The consideration of Aquinas is also selective, picking out just those characteristics of faith in which Roy is interested. So he explains how, for Aquinas, faith can never be separated from love, is always affective and cognitive, is a matter of hope and assent, and furthers the reach of natural reason in its quest for the good of the intellect which is truth. He considers finally Aquinas's use of Augustine's distinction of credere Deo, credere Deum and credere in Deum, another way in which the complexity of the experience of faith is made clear.

Roy's interest in Newman is concentrated on A Grammar of Assent with its distinction of notional and real apprehension, and its development of Aristotle's phronesis into what Newman calls ‘the illative sense’, the sense that makes inferences based on converging evidence and thus justifies real assent in matters of religion. Although Newman might seem to go beyond Aquinas with a broader understanding of the experience of faith that includes imagination and moral action, a less rationalistic reading of Aquinas, as well as recognition of a shared indebtedness to Aristotle, will serve to strengthen the sense that in Aquinas and Newman we have two Christian believers thinking about the same questions in a very similar way. The chapter concludes with a consideration of Newman's use of the triad priest-prophet-king, developed among others by Friedrich von Hugel with his threefold ‘elements of religion’ which provides Roy with a structure for the experience of faith that carries through to the end of the book. A healthy believing will balance appropriately the elements of royal, priestly and prophetic dynamisms (authority, emotion, reason). When things go wrong it is because the right balance of these three elements has been lost.

The turn then to Lonergan, home ground in a sense for Louis Roy, will not be as easy for many of his readers who might already be familiar with the Bible, Aquinas and Newman. He brings alongside the material already presented Lonergan's understanding of the different conversions that arise where the spiritual quest is faithfully pursued: moral, intellectual and religious conversions. Here, he says, ‘faith is the knowledge born of religious love’ (p. 133) – authentic subjectivity bears fruit in the recognition of objective truth. He considers objections to Lonergan coming from Lindbeck and Tracy but the sources he gives for these are somewhat dated and seem to reflect ‘in-house’ debates among disciples of Lonergan. If Lonergan's concern is method rather than presenting particular objects for belief, at what point is faith in Jesus Christ to be introduced? Or does the experience of faith, as Lonergan expounds it, remain open to the possibility of arriving at a variety of concrete religious positions?
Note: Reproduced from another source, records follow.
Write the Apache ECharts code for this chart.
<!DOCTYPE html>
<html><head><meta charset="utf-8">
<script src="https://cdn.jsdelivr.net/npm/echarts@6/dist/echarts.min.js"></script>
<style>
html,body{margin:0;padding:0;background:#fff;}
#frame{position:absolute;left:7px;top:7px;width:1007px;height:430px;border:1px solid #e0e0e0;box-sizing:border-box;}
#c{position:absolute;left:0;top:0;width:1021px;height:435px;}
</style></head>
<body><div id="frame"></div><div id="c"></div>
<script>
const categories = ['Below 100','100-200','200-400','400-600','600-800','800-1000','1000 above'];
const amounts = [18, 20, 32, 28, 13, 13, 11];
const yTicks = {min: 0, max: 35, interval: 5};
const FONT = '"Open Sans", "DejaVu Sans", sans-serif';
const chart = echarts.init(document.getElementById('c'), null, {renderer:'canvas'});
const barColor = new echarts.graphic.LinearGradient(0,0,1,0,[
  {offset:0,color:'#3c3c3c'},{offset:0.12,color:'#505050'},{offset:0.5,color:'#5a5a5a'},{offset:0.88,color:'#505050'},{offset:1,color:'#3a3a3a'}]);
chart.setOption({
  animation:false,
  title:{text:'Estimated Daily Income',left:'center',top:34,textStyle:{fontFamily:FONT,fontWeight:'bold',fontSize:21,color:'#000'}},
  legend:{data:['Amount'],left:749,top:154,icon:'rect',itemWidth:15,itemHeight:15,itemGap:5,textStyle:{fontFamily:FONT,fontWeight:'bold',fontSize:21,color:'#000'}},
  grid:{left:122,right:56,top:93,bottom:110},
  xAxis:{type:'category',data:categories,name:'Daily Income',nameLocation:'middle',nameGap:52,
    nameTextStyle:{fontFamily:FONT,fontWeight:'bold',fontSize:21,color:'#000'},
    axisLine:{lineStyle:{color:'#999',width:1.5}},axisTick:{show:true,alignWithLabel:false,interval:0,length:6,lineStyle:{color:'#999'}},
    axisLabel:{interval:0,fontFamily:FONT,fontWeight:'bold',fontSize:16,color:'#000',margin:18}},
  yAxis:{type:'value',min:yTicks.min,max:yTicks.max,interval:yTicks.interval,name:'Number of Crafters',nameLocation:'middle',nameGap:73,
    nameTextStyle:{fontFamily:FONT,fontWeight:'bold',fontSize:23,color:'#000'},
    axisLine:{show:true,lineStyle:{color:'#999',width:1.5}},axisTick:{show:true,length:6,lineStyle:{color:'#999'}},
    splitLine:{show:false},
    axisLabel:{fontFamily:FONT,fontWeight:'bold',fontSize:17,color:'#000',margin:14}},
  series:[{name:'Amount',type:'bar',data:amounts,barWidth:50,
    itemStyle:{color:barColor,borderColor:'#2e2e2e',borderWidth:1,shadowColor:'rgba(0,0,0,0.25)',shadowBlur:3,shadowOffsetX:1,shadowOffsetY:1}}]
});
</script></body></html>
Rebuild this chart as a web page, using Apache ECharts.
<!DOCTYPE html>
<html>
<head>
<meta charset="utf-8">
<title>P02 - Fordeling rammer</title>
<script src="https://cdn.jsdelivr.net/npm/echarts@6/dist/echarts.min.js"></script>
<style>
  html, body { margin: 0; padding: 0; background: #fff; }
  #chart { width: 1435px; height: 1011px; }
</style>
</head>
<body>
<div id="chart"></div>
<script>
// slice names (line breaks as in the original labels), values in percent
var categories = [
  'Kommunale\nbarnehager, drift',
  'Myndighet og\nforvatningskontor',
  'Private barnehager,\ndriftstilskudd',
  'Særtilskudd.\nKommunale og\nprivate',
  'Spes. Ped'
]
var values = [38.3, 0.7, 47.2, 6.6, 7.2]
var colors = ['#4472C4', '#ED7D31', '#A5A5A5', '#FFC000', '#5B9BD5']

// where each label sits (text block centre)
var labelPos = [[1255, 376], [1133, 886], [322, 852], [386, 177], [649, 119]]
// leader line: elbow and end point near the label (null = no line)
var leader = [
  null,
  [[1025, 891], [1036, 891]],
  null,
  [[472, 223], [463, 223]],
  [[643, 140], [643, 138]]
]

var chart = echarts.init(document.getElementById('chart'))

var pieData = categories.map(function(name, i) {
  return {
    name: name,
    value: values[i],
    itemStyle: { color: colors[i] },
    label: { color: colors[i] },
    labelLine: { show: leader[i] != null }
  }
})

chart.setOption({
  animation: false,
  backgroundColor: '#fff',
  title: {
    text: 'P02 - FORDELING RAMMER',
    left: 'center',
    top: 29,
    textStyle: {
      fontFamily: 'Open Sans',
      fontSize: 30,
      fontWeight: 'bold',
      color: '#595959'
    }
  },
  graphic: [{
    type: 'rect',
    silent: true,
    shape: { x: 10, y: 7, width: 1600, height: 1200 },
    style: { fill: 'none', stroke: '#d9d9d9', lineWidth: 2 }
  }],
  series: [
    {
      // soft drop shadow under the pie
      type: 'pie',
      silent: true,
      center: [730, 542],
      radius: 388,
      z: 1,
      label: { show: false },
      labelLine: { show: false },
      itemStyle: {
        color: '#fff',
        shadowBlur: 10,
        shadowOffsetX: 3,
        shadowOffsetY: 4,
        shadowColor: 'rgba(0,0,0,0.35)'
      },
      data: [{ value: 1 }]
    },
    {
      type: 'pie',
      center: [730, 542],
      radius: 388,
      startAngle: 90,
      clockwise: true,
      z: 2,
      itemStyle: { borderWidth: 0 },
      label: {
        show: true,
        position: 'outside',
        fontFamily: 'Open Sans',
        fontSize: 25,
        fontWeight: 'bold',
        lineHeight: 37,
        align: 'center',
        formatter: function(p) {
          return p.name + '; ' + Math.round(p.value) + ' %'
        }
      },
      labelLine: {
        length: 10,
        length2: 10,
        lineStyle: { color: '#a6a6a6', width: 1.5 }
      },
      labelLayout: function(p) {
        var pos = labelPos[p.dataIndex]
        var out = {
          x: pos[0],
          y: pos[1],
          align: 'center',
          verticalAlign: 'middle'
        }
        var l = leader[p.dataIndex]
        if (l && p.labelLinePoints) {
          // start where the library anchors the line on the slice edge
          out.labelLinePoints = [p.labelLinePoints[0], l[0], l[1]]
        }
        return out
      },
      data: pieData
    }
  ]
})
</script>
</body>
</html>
The final part returns to the present situation and offers some pastoral applications (chapters 6 and 7, and the Conclusion). The three elements identified by Newman and developed by von Hugel are considered again, as three structuring dynamisms (or factors, or vectors: the language is fluid) within the experience of faith. These dynamisms serve fulfillment, meaning and truth, precisely the things human beings continue to seek according to the introductory chapter of the book. At this point there is a long consideration of self-deception (is all faith bad faith, wishful thinking?) and a consideration of the encounter with Jesus Christ as actualizing and concretizing these three factors. Explicitly Christian faith is always waiting in the wings, the moment in which it is meant to come centre stage is not so clear.
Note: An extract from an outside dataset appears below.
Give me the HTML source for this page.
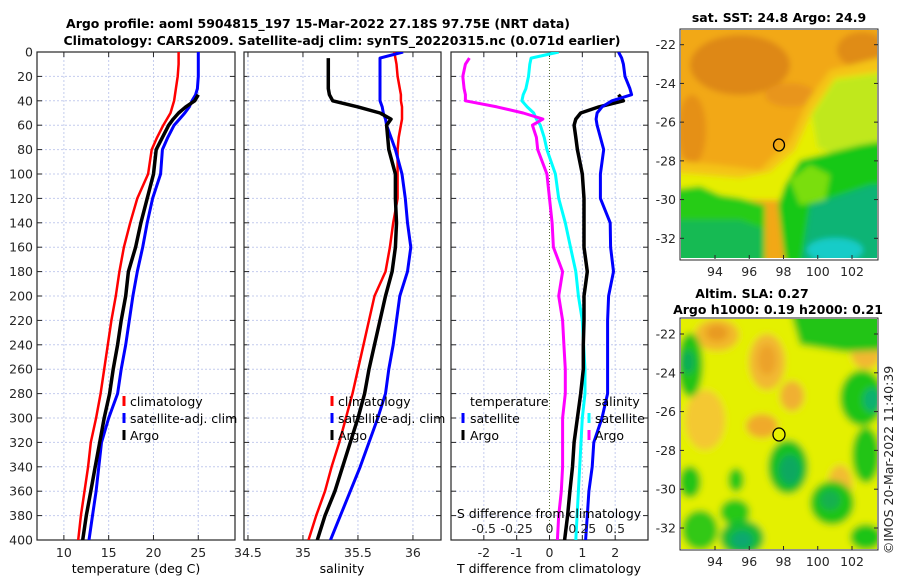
<!DOCTYPE html>
<html><head><meta charset="utf-8"><style>
body{margin:0;background:#fff;}
svg{display:block;font-family:"DejaVu Sans","Liberation Sans",sans-serif;}
.tk{font-size:12.5px;fill:#262626;}
.ttl{font-size:12.5px;font-weight:bold;fill:#000;}
.lg{font-size:12.5px;fill:#000;}
</style></head><body>
<svg id="fig" width="900" height="580" viewBox="0 0 900 580">
<defs>
<filter id="bl" x="-5%" y="-5%" width="110%" height="110%"><feGaussianBlur stdDeviation="3"/></filter>
<filter id="bl2" x="-5%" y="-5%" width="110%" height="110%"><feGaussianBlur stdDeviation="3.5"/></filter>
<clipPath id="c1"><rect x="681" y="30" width="196" height="228"/></clipPath>
<clipPath id="c2"><rect x="681" y="319" width="196" height="230"/></clipPath>
<clipPath id="p1"><rect x="37" y="52" width="198" height="488"/></clipPath>
<clipPath id="p2"><rect x="244" y="52" width="197" height="488"/></clipPath>
<clipPath id="p3"><rect x="451" y="52" width="197" height="488"/></clipPath>
</defs>
<text class="ttl" x="318" y="28" text-anchor="middle">Argo profile: aoml 5904815_197 15-Mar-2022 27.18S 97.75E (NRT data)</text>
<text class="ttl" x="342" y="45" text-anchor="middle">Climatology: CARS2009. Satellite-adj clim: synTS_20220315.nc (0.071d earlier)</text>

<g>
<g clip-path="url(#c1)"><g filter="url(#bl)">
<rect x="670" y="20" width="220" height="250" fill="#f2a814"/>
<ellipse cx="740" cy="65" rx="50" ry="30" fill="#de8818"/>
<ellipse cx="862" cy="50" rx="25" ry="18" fill="#e08c18"/>
<ellipse cx="692" cy="130" rx="14" ry="35" fill="#e59018"/>
<ellipse cx="790" cy="95" rx="25" ry="12" fill="#e8951a"/>
<polygon points="670,160 720,165 760,170 790,140 808,100 830,70 890,55 890,200 670,200" fill="#f4c414"/>
<polygon points="670,172 740,178 770,172 795,150 812,112 835,78 890,70 890,200 670,200" fill="#e6ee00"/>
<polygon points="812,115 835,80 890,72 890,150 850,158 818,148" fill="#c0e81a"/>
<polygon points="670,190 700,186 720,195 740,198 765,205 765,270 670,270" fill="#28cc14"/>
<polygon points="785,185 800,160 860,145 890,140 890,270 786,270 778,205" fill="#18c816"/>
<polygon points="790,180 810,165 830,175 825,200 800,205" fill="#7ade10"/>
<polygon points="670,220 740,220 762,228 762,270 670,270" fill="#12ba52"/>
<polygon points="810,205 870,185 890,185 890,270 800,270" fill="#0cb474"/>
<ellipse cx="835" cy="250" rx="28" ry="12" fill="#18ccc8"/>
</g></g>
<rect x="680" y="29" width="198" height="231" fill="none" stroke="#262626" stroke-width="1"/>
<ellipse cx="779" cy="145" rx="5.5" ry="6" fill="none" stroke="#000" stroke-width="1.3"/>
</g>
<text class="ttl" x="779" y="22" text-anchor="middle">sat. SST: 24.8 Argo: 24.9</text>

<g>
<g clip-path="url(#c2)"><g filter="url(#bl2)">
<rect x="670" y="310" width="220" height="250" fill="#e4f000"/>
<ellipse cx="717" cy="335" rx="22" ry="16" fill="#f2b82a"/>
<ellipse cx="717" cy="333" rx="11" ry="8" fill="#e89a24"/>
<ellipse cx="767" cy="362" rx="18" ry="28" fill="#f2b830"/>
<ellipse cx="767" cy="360" rx="9" ry="15" fill="#eca22a"/>
<ellipse cx="792" cy="396" rx="12" ry="15" fill="#f0b030"/>
<ellipse cx="762" cy="426" rx="16" ry="12" fill="#f0aa2c"/>
<ellipse cx="705" cy="420" rx="20" ry="30" fill="#f4c830"/>
<ellipse cx="840" cy="485" rx="12" ry="20" fill="#f2bc30"/>
<ellipse cx="866" cy="352" rx="15" ry="17" fill="#f2b830"/>
<ellipse cx="690" cy="365" rx="13" ry="32" fill="#22c418"/>
<ellipse cx="688" cy="362" rx="7" ry="12" fill="#10ae55"/>
<polygon points="790,310 890,310 890,350 845,352 800,345" fill="#22c418"/>
<ellipse cx="862" cy="398" rx="22" ry="28" fill="#1ec418"/>
<ellipse cx="872" cy="400" rx="9" ry="12" fill="#10b070"/>
<ellipse cx="788" cy="467" rx="20" ry="27" fill="#18c020"/>
<ellipse cx="790" cy="470" rx="11" ry="15" fill="#0ea860"/>
<ellipse cx="690" cy="482" rx="11" ry="16" fill="#22c418"/>
<ellipse cx="736" cy="480" rx="8" ry="12" fill="#28c818"/>
<ellipse cx="735" cy="512" rx="15" ry="13" fill="#28c818"/>
<ellipse cx="742" cy="538" rx="22" ry="18" fill="#14bc30"/>
<ellipse cx="742" cy="540" rx="11" ry="9" fill="#0ea870"/>
<ellipse cx="832" cy="503" rx="22" ry="22" fill="#1ec418"/>
<ellipse cx="830" cy="500" rx="10" ry="10" fill="#12b050"/>
<ellipse cx="866" cy="455" rx="14" ry="28" fill="#22c418"/>
<ellipse cx="866" cy="537" rx="16" ry="13" fill="#1ec418"/>
<ellipse cx="700" cy="530" rx="18" ry="20" fill="#30c818"/>
</g></g>
<rect x="680" y="318" width="198" height="232" fill="none" stroke="#262626" stroke-width="1"/>
<ellipse cx="779" cy="434.5" rx="6" ry="6.5" fill="#e8f000" stroke="#000" stroke-width="1.3"/>
</g>
<text class="ttl" x="752" y="298" text-anchor="middle">Altim. SLA: 0.27</text>
<text class="ttl" x="778" y="314" text-anchor="middle">Argo h1000: 0.19 h2000: 0.21</text>
<text class="tk" transform="translate(893,460) rotate(-90)" text-anchor="middle">©IMOS 20-Mar-2022 11:40:39</text>
<g id="axes"></g>
</svg>
<script>
const depths = [0,5,10,20,30,35,40,45,50,55,60,70,80,100,120,140,160,180,200,220,240,260,280,300,320,340,360,380,400];
const tClim = [22.8,22.8,22.8,22.7,22.5,22.4,22.3,22.1,21.9,21.5,21.1,20.4,19.8,19.4,18.2,17.4,16.7,16.2,15.8,15.3,14.9,14.5,14.1,13.6,13.0,12.7,12.3,11.9,11.6];
const tSat = [25.0,25.0,25.0,25.0,24.9,24.7,24.3,24.0,23.5,22.9,22.3,21.6,21.0,20.8,19.9,19.3,18.8,18.2,17.7,17.3,16.9,16.4,16.0,15.0,14.2,13.9,13.6,13.2,12.8];
const tArgo = [null,null,null,null,null,25.0,24.6,23.6,22.8,22.2,21.7,21.0,20.3,20.0,19.3,18.6,18.0,17.2,16.9,16.4,16.0,15.5,15.1,14.5,14.0,13.5,13.0,12.5,12.1];
const sClim = [35.83,35.84,35.85,35.86,35.88,35.89,35.89,35.9,35.9,35.9,35.89,35.87,35.86,35.86,35.86,35.82,35.79,35.75,35.65,35.6,35.55,35.5,35.45,35.39,35.33,35.26,35.2,35.12,35.05];
const sSat = [35.91,35.70,35.70,35.70,35.70,35.70,35.70,35.72,35.73,35.75,35.76,35.80,35.84,35.90,35.93,35.95,35.98,35.95,35.88,35.85,35.82,35.78,35.75,35.68,35.6,35.52,35.43,35.34,35.25];
const sArgo = [null,35.23,35.23,35.23,35.23,35.24,35.27,35.5,35.7,35.8,35.76,35.77,35.78,35.84,35.84,35.85,35.84,35.81,35.75,35.7,35.65,35.6,35.56,35.5,35.43,35.36,35.29,35.2,35.13];
const dTSat = [2.1,2.2,2.25,2.3,2.45,2.5,1.9,1.6,1.45,1.42,1.45,1.55,1.65,1.55,1.55,1.85,1.86,1.95,1.8,1.77,1.77,1.77,1.77,1.6,1.35,1.3,1.2,1.15,1.1];
const dTArgo = [null,null,null,null,null,2.1,2.25,1.5,0.95,0.8,0.75,0.8,0.85,1.0,1.05,1.05,1.05,1.15,1.05,1.05,1.03,1.03,0.95,0.85,0.75,0.7,0.62,0.55,0.46];
const dSSat = [0.07,-0.14,-0.15,-0.16,-0.18,-0.2,-0.21,-0.17,-0.12,-0.1,-0.07,-0.04,-0.02,0.045,0.07,0.12,0.16,0.2,0.22,0.25,0.26,0.27,0.27,0.25,0.24,0.23,0.22,0.21,0.2];
const dSArgo = [null,-0.61,-0.64,-0.66,-0.65,-0.64,-0.64,-0.4,-0.2,-0.05,-0.13,-0.1,-0.09,-0.02,0,0.02,0.03,0.1,0.07,0.1,0.11,0.12,0.12,0.1,0.1,0.1,0.09,0.07,0.06];
const depthTicks = [0,20,40,60,80,100,120,140,160,180,200,220,240,260,280,300,320,340,360,380,400];
const tTicks = [10,15,20,25];
const sTicks = [34.5,35,35.5,36];
const dTTicks = [-2,-1,0,1,2];
const dSTicks = [-0.5,-0.25,0,0.25,0.5];
const dSTickLabels = ['-0.5','-0.25','0','0.25','0.5'];
const lonTicks = [94,96,98,100,102];
const latTicks = [-22,-24,-26,-28,-30,-32];

const NS='http://www.w3.org/2000/svg';
const root=document.getElementById('axes');
function mk(tag,attrs,parent){const e=document.createElementNS(NS,tag);for(const k in attrs)e.setAttribute(k,attrs[k]);(parent||root).appendChild(e);return e;}
const Y0=52,Y1=540;
const yS=d=>Y0+(d/400)*(Y1-Y0);
function lin(d0,d1,r0,r1){return v=>r0+(v-d0)/(d1-d0)*(r1-r0);}
const panels=[
 {x0:37,x1:235,sx:lin(7,29.1,37,235),ticks:tTicks,clip:'p1',name:'temperature-panel'},
 {x0:244,x1:441,sx:lin(34.464,36.255,244,441),ticks:sTicks,clip:'p2',name:'salinity-panel'},
 {x0:451,x1:648,sx:lin(-3,3,451,648),ticks:dTTicks,clip:'p3',name:'difference-panel'}
];
const sxS=lin(-0.75,0.75,451,648);
panels.forEach((p,i)=>{
 const g=mk('g',{});
 
 
 depthTicks.forEach(d=>{const l=mk('line',{x1:p.x0,x2:p.x1,y1:yS(d),y2:yS(d),stroke:'#c4ccee','stroke-width':1,'stroke-dasharray':'2,2'},g);
  
  mk('line',{x1:p.x0,x2:p.x0+5,y1:yS(d),y2:yS(d),stroke:'#262626'},g);
  mk('line',{x1:p.x1-5,x2:p.x1,y1:yS(d),y2:yS(d),stroke:'#262626'},g);});
 p.ticks.forEach(t=>{const x=p.sx(t);if(x<p.x0||x>p.x1)return;
  const gl=mk('line',{x1:x,x2:x,y1:Y0,y2:Y1,stroke:(i==2&&t==0)?'#556b2f':'#c4ccee','stroke-width':1,'stroke-dasharray':(i==2&&t==0)?'1,2':'2,2'},g);
  
  mk('line',{x1:x,x2:x,y1:Y1,y2:Y1-5,stroke:'#262626'},g);
  mk('line',{x1:x,x2:x,y1:Y0,y2:Y0+5,stroke:'#262626'},g);});
 p.ticks.forEach(t=>{const x=p.sx(t);const tx=mk('text',{x:x,y:557,'text-anchor':'middle',class:'tk'},g);tx.textContent=String(t);
  });
 mk('rect',{x:p.x0,y:Y0,width:p.x1-p.x0,height:Y1-Y0,fill:'none',stroke:'#262626','stroke-width':1.2},g);
});
depthTicks.forEach(d=>{const t=mk('text',{x:33,y:yS(d)+4.5,'text-anchor':'end',class:'tk'});t.textContent=String(d);
 });
function series(vals,sx,color,clip,name,w){
 let d='';let pen=false;
 vals.forEach((v,i)=>{if(v===null){pen=false;return;}d+=(pen?'L':'M')+sx(v).toFixed(1)+','+yS(depths[i]).toFixed(1);pen=true;});
 const p=mk('path',{d:d,fill:'none',stroke:color,'stroke-width':w||3,'stroke-linejoin':'round','clip-path':'url(#'+clip+')'});
 
 
}
series(tClim,panels[0].sx,'#ff0000','p1','temperature-climatology-line',2.5);
series(tSat,panels[0].sx,'#0000ff','p1','temperature-satellite-line',3);
series(tArgo,panels[0].sx,'#000','p1','temperature-argo-line',3.5);
series(sClim,panels[1].sx,'#ff0000','p2','salinity-climatology-line',2.5);
series(sSat,panels[1].sx,'#0000ff','p2','salinity-satellite-line',3);
series(sArgo,panels[1].sx,'#000','p2','salinity-argo-line',3.5);
series(dSSat,sxS,'#00ffff','p3','salinity-satellite-diff-line',3);
series(dSArgo,sxS,'#ff00ff','p3','salinity-argo-diff-line',3);
series(dTArgo,panels[2].sx,'#000','p3','temperature-argo-diff-line',3.5);
series(dTSat,panels[2].sx,'#0000ff','p3','temperature-satellite-diff-line',3);
dSTicks.forEach((s,i)=>{const t=mk('text',{x:sxS(s),y:533,'text-anchor':'middle',class:'tk'});t.textContent=dSTickLabels[i];
 });
function txt(x,y,s,name,anchor,cls){const t=mk('text',{x:x,y:y,'text-anchor':anchor||'start',class:cls||'lg'});t.textContent=s;
 return t;}
txt(549,518,'S difference from climatology','s-diff-axis-title','middle','lg');
txt(136,573,'temperature (deg C)','temperature-axis-title','middle','lg');
txt(342,573,'salinity','salinity-axis-title','middle','lg');
txt(549,573,'T difference from climatology','t-diff-axis-title','middle','lg');
function legend(mx,tx,y,color,label,name){const l=mk('line',{x1:mx,x2:mx,y1:y-10,y2:y,stroke:color,'stroke-width':3});
 txt(tx,y,label,name+'-label');}
legend(124,130,406,'#ff0000','climatology','temp-legend-climatology');
legend(124,130,423,'#0000ff','satellite-adj. clim','temp-legend-satellite');
legend(124,130,440,'#000','Argo','temp-legend-argo');
legend(332,338,406,'#ff0000','climatology','sal-legend-climatology');
legend(332,338,423,'#0000ff','satellite-adj. clim','sal-legend-satellite');
legend(332,338,440,'#000','Argo','sal-legend-argo');
txt(470,406,'temperature','diff-legend-temperature-header');
legend(463,470,423,'#0000ff','satellite','diff-legend-t-satellite');
legend(463,470,440,'#000','Argo','diff-legend-t-argo');
txt(595,406,'salinity','diff-legend-salinity-header');
legend(589,595,423,'#00ffff','satellite','diff-legend-s-satellite');
legend(589,595,440,'#ff00ff','Argo','diff-legend-s-argo');
const lonX=lin(94,102,715,852);
const latY1=lin(-22,-32,44.7,238.3), latY2=lin(-22,-32,334,528);
[[30,258,latY1,276],[319,549,latY2,566]].forEach(([top,bot,ly,lab])=>{
 lonTicks.forEach(v=>{const x=lonX(v);mk('line',{x1:x,x2:x,y1:bot+1,y2:bot-3,stroke:'#262626'});
  txt(x,lab,String(v),'lon-tick-label','middle','tk');});
 latTicks.forEach(v=>{const y=ly(v);mk('line',{x1:680,x2:684,y1:y,y2:y,stroke:'#262626'});mk('line',{x1:874,x2:878,y1:y,y2:y,stroke:'#262626'});
  txt(676,y+4.5,String(v),'lat-tick-label','end','tk');});
});
</script>
</body></html>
Roy anticipates that some will find his approach too progressive while others will find it too conservative. I wondered whether the book should have been either much longer or much shorter. A shorter book would have allowed for a more concise and precise presentation of what is an important argument. As it is the schematic consideration of the four main sources, with many passing references to other interesting contributions, may leave many readers dissatisfied. The chapters on Aquinas and Newman fit together whereas a bit more work seems to be needed to integrate Lonergan's methodological approach with those of his two classical predecessors. There is no doubt, though, that the pastoral concern that gave birth to the book – to offer contemporaries an informed reflection on the experience of faith in its intellectual, affective and social aspects – is an urgent one.